I have to admit that I was a bit depressed when I heard that The LEGO Movie was being animated digitally. Particularly because LEGO itself -- the bricks and plates, the classic minifigures--would seem to be a dream tool for creating an old-fashioned stop motion movie.
But I totally understand that modern production costs must have dictated that such a quaint approach was too time-consuming and (more importantly) too costly for what might be considered a two-hour toy commercial. But when you designed the sets for the movie, you clearly did so in consideration of the real-world limitations the actual LEGO bricks would have imposed. The buildings, rooms, the double-decker couches, Abraham Lincoln's flying chair--they're all built with the same absurd creativity that an 8-year old in the basement brings to playing with LEGO. And, thanks to you, every frame of The LEGO Movie is infused with that sense of joy.
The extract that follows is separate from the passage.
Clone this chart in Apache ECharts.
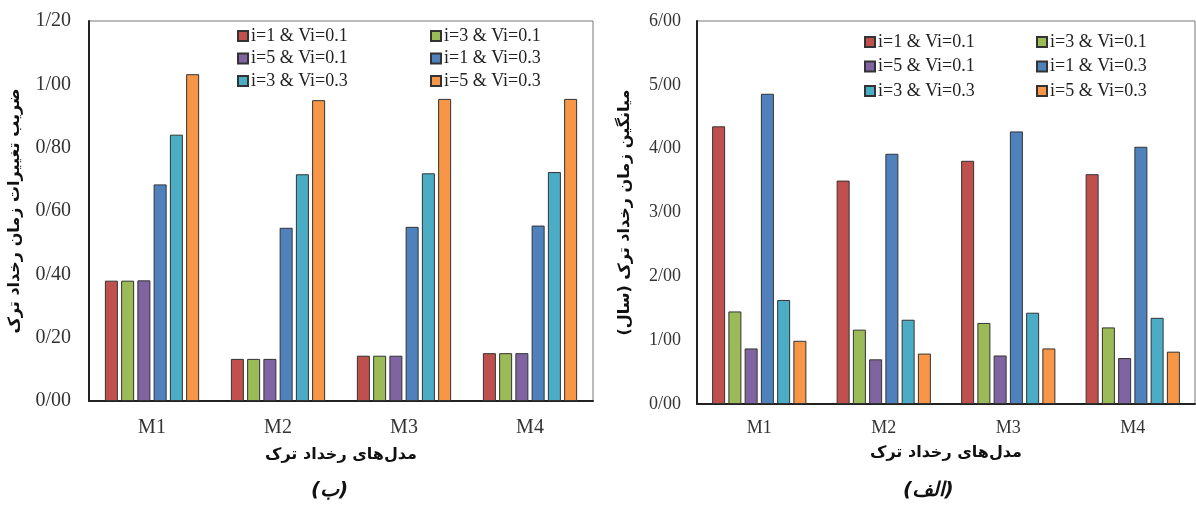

That came as a relief to me. I wouldn't say that I was dreading The LEGO Movie, exactly. Its pedigree is solid: directors and co-writers Christopher Miller and Phil Lord were responsible for the kid-favourite Cloudy With a Chance of Meatballs (the first one, not the terrible second one) as well as the not-at-all-kid-friendly 21 Jump Street (another movie that was far better than expected). And the voice talent - which includes Chris Pratt, Elizabeth Banks, Will Arnett, Will Ferrel, Nick Offerman, Charlie Day, and Morgan Freeman to name a very few - is top-notch. Still, LEGO is a product with such a large and rabid following that everyone involved could have been forgiven for treating the actual movie as an afterthought (you know, as long as it met its financial expectations).
But almost everything in The LEGO Movie works fabulously: it's funny when it wants to be, with crack comic timing; the action scenes are genuinely exciting, devoid of the frantic editing or long shots typical of CGI-heavy films; it's even touching in ways one doesn't quite expect. And like any LEGO creation worth its salt, The LEGO Movie is assembled from the bits and pieces of other movies. The building blocks come from The Matrix, Star Wars, Lord of the Rings, and even Metropolis._ _
Emmet (Pratt) is a construction worker in Bricksburg, happy to live life by the rules and play the part in society he's ben assigned. He spends his days going to work, listing to the same song as everyone else ("Everything is Awesome!!!") and watching the most popular sitcom ("Where are My Pants?"). Life in Bricksburg even comes with its own instruction manual, which tells citizens how best to fit in. After being left behind at work one night, Emmet meets Wyldstyle, a Trinity-like freedom fighter (but better motorcycle-driver) who has her sights set on deposing the oppressive President Business, who admonishes his citizens to "stop messing with my stuff." Leading the President's forces is Good Cop/Bad Cop (Liam Neeson)--because when you're made out of LEGO, you can be both.
Wyldstyle believes Emmet him to be The Special, the chosen one who will lead the revolution and free the masses. How this relatively straightforward plot comes to involve a blind wizard, a classic 80s LEGO spaceman, a cyborg pirate, a magical cat with anger management issues, Batman, and even Lando Calrissian is a lot of the fun. It sounds convoluted, and it kind of is, but I don't mind convolution when it involves Batman's attempt at songwriting (sample lyrics: "Dark-ness/No parents"). Besides, the way a story unfolds on the fly feels a lot like a child rifling through a box of random LEGO pieces and rationalizing how each new find should fit into the story's world.
That world (worlds, actually, since Emmet passes through at least five of them) is fantastic, though I can't help admitting to a certain amount of jealousy that you were given the opportunity to work on it. It sounds like a dream come true: you spent your days designing and constructing fantastic new worlds brick-by- virtual brick. You actually got paid to play LEGO--and you didn't even have to clean up the mess afterward. Bricksburg, the Old West, New Zealand, and, yes, Cloud Cuckoo Land are all sets kids will be asking for as the credits roll.
The main message of the film is to let go of the instruction manual and let your imagination guide the way, and the fact that this message will most likely be used to sell products with instruction manuals that will allow kids to faithfully recreate the supposedly ad-hoc creations in the movie is a bit ironic. But The LEGO Movie has enough energy and wit to push these distractions aside (maybe a little too much energy; as the film moves towards the climax, it could have taken a little more time to better develop some late revelations).
But these are minor quibbles, the two or three blue bricks in an otherwise yellow castle wall. The execution may not be perfect, but that structure will stand strong.